My biggest takeaway from this algorithm of fibonacci was that I need some time to get easy with infinite lists. I am used to approaching recursion from top-down. That means, start recursing and stop on some condition to yield result. That's how our naive approach works too.
This code does the opposite. It starts from 0 and never stops (theoretically). It will never reach a last element. The reason we're able to get away with writing this is that Haskell is lazy. It will only execute code if it really needs to. This is a huge departure from the strict evaluation that I'm used to.
So when we do a
take 30 fibs, it'll start recursing. And since since we told it to actually give us 30 elements, it will start simplifying too. It allows us to extract elements from its front as it goes on building that list further and further. Once it has given us enough elements, it gives up calculating more. It simply isn't fussed about actually completing the list of all fibonacci numbers, in other words. Interesting, right?

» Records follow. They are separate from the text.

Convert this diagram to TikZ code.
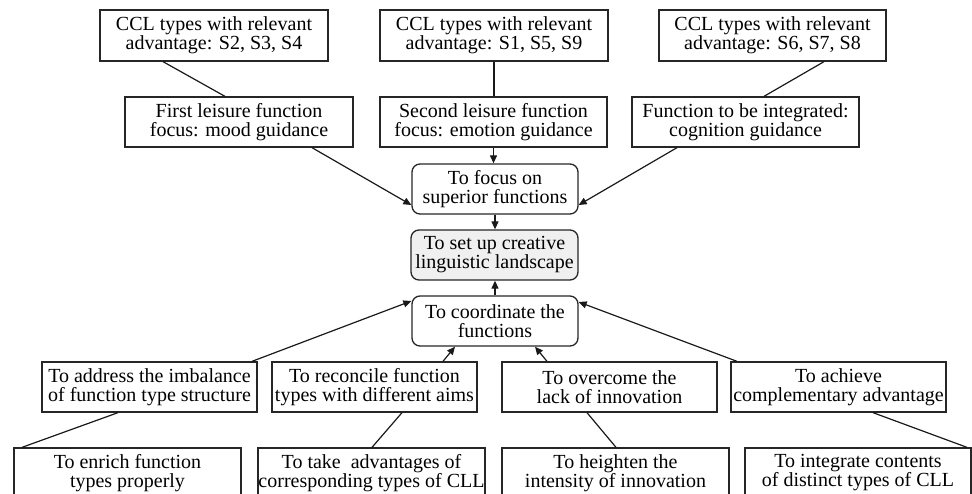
\documentclass[tikz,border=0pt]{standalone}
\usepackage{fontspec}
\setmainfont{Liberation Serif}
\usetikzlibrary{arrows.meta}
\tikzset{
  box/.style={draw=black!85, line width=1.3pt, rectangle, inner sep=0pt, align=center,
    font=\fontsize{20}{19}\selectfont},
  rbox/.style={box, rounded corners=8pt},
  link/.style={line width=1.2pt, draw=black!90},
  arr/.style={link, -{Triangle[length=8pt,width=7pt]}}
}
\begin{document}
\begin{tikzpicture}[x=1pt,y=-1pt]
\useasboundingbox (0,0) rectangle (972,493);
\clip (0,0) rectangle (972,493);
% top row
\node[box, minimum width=228pt, minimum height=51pt] (T1) at (214,35.5) {CCL types with relevant\\advantage: S2, S3, S4};
\node[box, minimum width=228pt, minimum height=51pt] (T2) at (494,35.5) {CCL types with relevant\\advantage: S1, S5, S9};
\node[box, minimum width=227pt, minimum height=51pt] (T3) at (772.5,35.5) {CCL types with relevant\\advantage: S6, S7, S8};
% second row
\node[box, minimum width=228pt, minimum height=50pt] (M1) at (239,122) {First leisure function\\focus: mood guidance};
\node[box, minimum width=227pt, minimum height=50pt] (M2) at (493.5,122) {Second leisure function\\focus: emotion guidance};
\node[box, minimum width=227pt, minimum height=50pt] (M3) at (745.5,122) {Function to be integrated:\\cognition guidance};
% centre column
\node[rbox, minimum width=166pt, minimum height=50pt] (F) at (495,189) {To focus on\\superior functions};
\node[rbox, fill=black!6, minimum width=167pt, minimum height=50pt] (S) at (494.5,255) {To set up creative\\linguistic landscape};
\node[rbox, minimum width=166pt, minimum height=50pt] (C) at (495,321) {To coordinate the\\functions};
% third row
\node[box, minimum width=215pt, minimum height=50pt] (B1) at (149.5,387) {To address the imbalance\\of function type structure};
\node[box, minimum width=205pt, minimum height=50pt] (B2) at (374.5,387) {To reconcile function\\types with different aims};
\node[box, minimum width=215pt, minimum height=50pt] (B3) at (609.5,387) {To overcome the\\lack of innovation};
\node[box, minimum width=215pt, minimum height=50pt] (B4) at (838.5,387) {To achieve\\complementary advantage};
% bottom row (cut off)
\node[box, minimum width=227pt, minimum height=50pt] (C1) at (127.5,473) {To enrich function\\types properly};
\node[box, minimum width=227pt, minimum height=50pt] (C2) at (371.5,473) {To take\ \ advantages of\\corresponding types of CLL};
\node[box, minimum width=227pt, minimum height=50pt] (C3) at (615.5,473) {To heighten the\\intensity of innovation};
\node[box, minimum width=226pt, minimum height=50pt] (C4) at (858,473) {To integrate contents\\of distinct types of CLL};
% connectors top
\draw[link] ([xshift=-51pt]T1.south) -- ([xshift=-14pt]M1.north);
\draw[link] (T2.south) -- (T2.south |- M2.north);
\draw[link] ([xshift=51.5pt]T3.south) -- ([xshift=18.5pt]M3.north);
\draw[arr] ([xshift=73pt]M1.south) -- ([yshift=-16pt]F.west);
\draw[arr] (M2.south) -- (M2.south |- F.north);
\draw[arr] ([xshift=-68.5pt]M3.south) -- ([yshift=-16pt]F.east);
\draw[arr] (F.south) -- (F.south |- S.north);
\draw[arr] (C.north) -- (C.north |- S.south);
% connectors bottom
\draw[arr] ([xshift=102.5pt]B1.north) -- ([yshift=20pt]C.west);
\draw[arr] ([xshift=68.5pt]B2.north) -- ([xshift=-40pt]C.south);
\draw[arr] ([xshift=-62.5pt]B3.north) -- ([xshift=40pt]C.south);
\draw[arr] ([xshift=-101.5pt]B4.north) -- ([yshift=19pt]C.east);
\draw[link] ([xshift=-105.5pt]C1.north) -- ([xshift=-31.5pt]B1.south);
\draw[link] ([xshift=0.5pt]C2.north) -- ([xshift=27.5pt]B2.south);
\draw[link] ([xshift=0.5pt]C3.north) -- ([xshift=-22.5pt]B3.south);
\draw[link] ([xshift=109pt]C4.north) -- ([xshift=34.5pt]B4.south);
\end{tikzpicture}
\end{document}
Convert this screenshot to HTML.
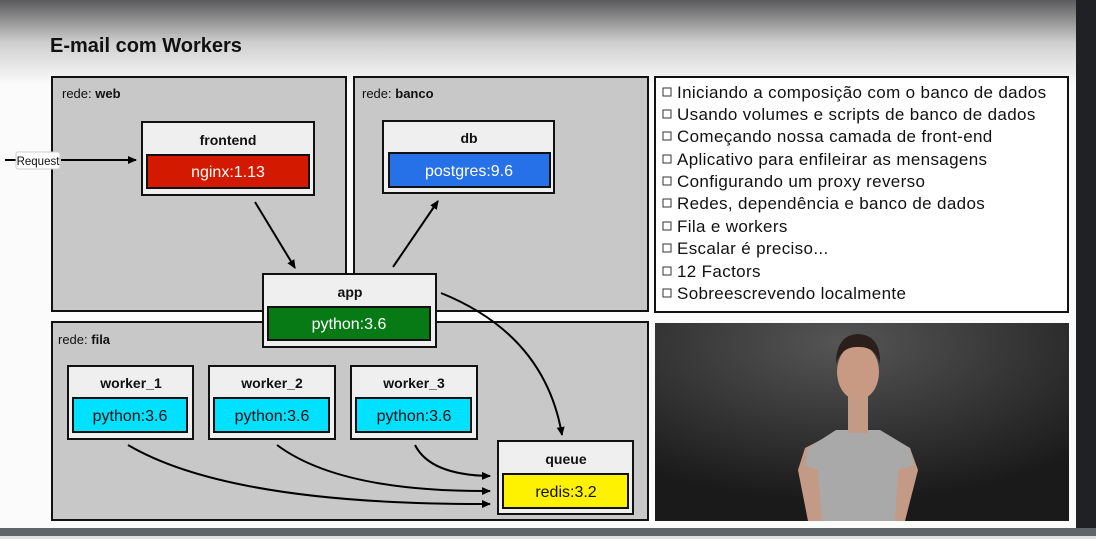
<!DOCTYPE html>
<html><head><meta charset="utf-8"><style>
body{margin:0;width:1096px;height:539px;overflow:hidden;background:#fff;font-family:"Liberation Sans",sans-serif}
</style></head><body>
<svg width="1096" height="539" xmlns="http://www.w3.org/2000/svg" font-family="Liberation Sans, sans-serif">
<defs>
<linearGradient id="bg" x1="0" y1="0" x2="0" y2="1">
<stop offset="0" stop-color="#5a5a5c"/><stop offset="0.5" stop-color="#cfcfcf"/><stop offset="1" stop-color="#fbfbfb"/>
</linearGradient>
<radialGradient id="vid" cx="0.45" cy="0.1" r="0.8">
<stop offset="0" stop-color="#555"/><stop offset="1" stop-color="#1a1a1a"/>
</radialGradient>
<marker id="ah" markerWidth="10" markerHeight="10" refX="8" refY="5" orient="auto" markerUnits="userSpaceOnUse">
<path d="M0,1 L9,5 L0,9 z" fill="#000"/></marker>
</defs>
<rect width="1096" height="539" fill="#fbfbfb"/>
<rect width="1096" height="85" fill="url(#bg)"/>
<rect x="1076" y="0" width="20" height="539" fill="#202124"/>
<rect x="0" y="528" width="1096" height="8" fill="#60656a"/>
<rect x="0" y="536" width="1096" height="3" fill="#e0e0e0"/>
<text x="50" y="52" font-size="20" font-weight="bold" fill="#111">E-mail com Workers</text>

<g stroke="#111" stroke-width="2" fill="#c8c8c8">
<rect x="52" y="77" width="294" height="234"/>
<rect x="354" y="77" width="294" height="234"/>
<rect x="52" y="322" width="596" height="198"/>
</g>
<rect x="655" y="77" width="413" height="235" fill="#fff" stroke="#111" stroke-width="2"/>
<rect x="655" y="323" width="414" height="198" fill="url(#vid)"/>
<!-- person -->
<g>
<path d="M808,521 L798,470 L805,448 L836,432 L880,432 L910,448 L918,470 L905,521 Z" fill="#c39a85"/>
<path d="M822,521 L818,470 L805,465 L808,448 L836,430 L880,430 L910,448 L914,465 L898,470 L895,521 Z" fill="#a9a9a9"/>
<rect x="848" y="395" width="20" height="38" fill="#c39a85"/>
<ellipse cx="858" cy="372" rx="21" ry="28" fill="#c99a83"/>
<path d="M836,364 Q836,335 858,334 Q881,335 880,364 Q875,346 858,347 Q842,346 836,364Z" fill="#2a1f1a"/>
</g>
<g font-size="13" fill="#111">
<text x="62" y="98">rede: <tspan font-weight="bold">web</tspan></text>
<text x="362" y="98">rede: <tspan font-weight="bold">banco</tspan></text>
<text x="58" y="344">rede: <tspan font-weight="bold">fila</tspan></text>
</g>
<g font-size="17" fill="#111" letter-spacing="0.35">
<text x="677" y="98">Iniciando a composição com o banco de dados</text>
<text x="677" y="120">Usando volumes e scripts de banco de dados</text>
<text x="677" y="142">Começando nossa camada de front-end</text>
<text x="677" y="165">Aplicativo para enfileirar as mensagens</text>
<text x="677" y="187">Configurando um proxy reverso</text>
<text x="677" y="209">Redes, dependência e banco de dados</text>
<text x="677" y="232">Fila e workers</text>
<text x="677" y="254">Escalar é preciso...</text>
<text x="677" y="277">12 Factors</text>
<text x="677" y="299">Sobreescrevendo localmente</text>
</g>
<g fill="#fff" stroke="#333" stroke-width="1">
<rect x="663" y="88" width="8" height="8"/><rect x="663" y="110" width="8" height="8"/><rect x="663" y="132" width="8" height="8"/><rect x="663" y="155" width="8" height="8"/><rect x="663" y="177" width="8" height="8"/><rect x="663" y="199" width="8" height="8"/><rect x="663" y="222" width="8" height="8"/><rect x="663" y="244" width="8" height="8"/><rect x="663" y="267" width="8" height="8"/><rect x="663" y="289" width="8" height="8"/>
</g>

<!-- nodes -->
<g stroke="#111" stroke-width="2">
<rect x="142" y="122" width="172" height="73" fill="#efefef"/>
<rect x="147" y="155" width="162" height="33" fill="#d31a00"/>
<rect x="383" y="121" width="171" height="72" fill="#efefef"/>
<rect x="389" y="153" width="161" height="34" fill="#2670e8"/>
<rect x="263" y="274" width="173" height="73" fill="#efefef"/>
<rect x="268" y="307" width="162" height="33" fill="#077a16"/>
<rect x="68" y="366" width="125" height="73" fill="#efefef"/>
<rect x="73" y="398" width="114" height="34" fill="#00e0ff"/>
<rect x="209" y="366" width="126" height="73" fill="#efefef"/>
<rect x="214" y="398" width="115" height="34" fill="#00e0ff"/>
<rect x="351" y="366" width="126" height="73" fill="#efefef"/>
<rect x="356" y="398" width="115" height="34" fill="#00e0ff"/>
<rect x="498" y="441" width="135" height="73" fill="#efefef"/>
<rect x="503" y="474" width="125" height="34" fill="#fff200"/>
</g>
<g font-size="14" font-weight="bold" fill="#111" text-anchor="middle">
<text x="228" y="145">frontend</text><text x="469" y="143">db</text><text x="350" y="297">app</text>
<text x="131" y="388">worker_1</text><text x="272" y="388">worker_2</text><text x="414" y="388">worker_3</text>
<text x="566" y="464">queue</text>
</g>
<g font-size="16" text-anchor="middle">
<text x="228" y="177" fill="#fff">nginx:1.13</text>
<text x="469" y="176" fill="#fff">postgres:9.6</text>
<text x="349" y="329" fill="#fff">python:3.6</text>
<text x="130" y="421" fill="#111">python:3.6</text>
<text x="272" y="421" fill="#111">python:3.6</text>
<text x="414" y="421" fill="#111">python:3.6</text>
<text x="566" y="497" fill="#111">redis:3.2</text>
</g>

<!-- connectors -->
<g stroke="#000" stroke-width="2" fill="none" marker-end="url(#ah)">
<path d="M61,160 L136,160"/>
<path d="M255,202 L295,268"/>
<path d="M393,267 L438,201"/>
<path d="M441,293 Q545,335 562,435"/>
<path d="M415,445 Q430,475 490,476"/>
<path d="M277,445 Q340,492 490,491"/>
<path d="M128,445 Q230,505 490,504"/>
</g>
<line x1="5" y1="160" x2="17" y2="160" stroke="#000" stroke-width="2"/>
<rect x="16" y="152" width="44" height="17" rx="2" fill="#fff" stroke="#ccc"/>
<text x="38" y="165" font-size="11.5" text-anchor="middle" fill="#111">Request</text>
</svg>
</body></html>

While I know enough about recursion and Haskell library functions to try and explain how and why this code works, I imagine it'd take a bit of time for me to come up with such solutions myself. Hopefully sooner than later.
Let me know your thoughts over at reddit thread for this post.
As /u/twistier pointed out over at reddit, a better definition of recursion would be a value, which may or may not be a function, being self referential.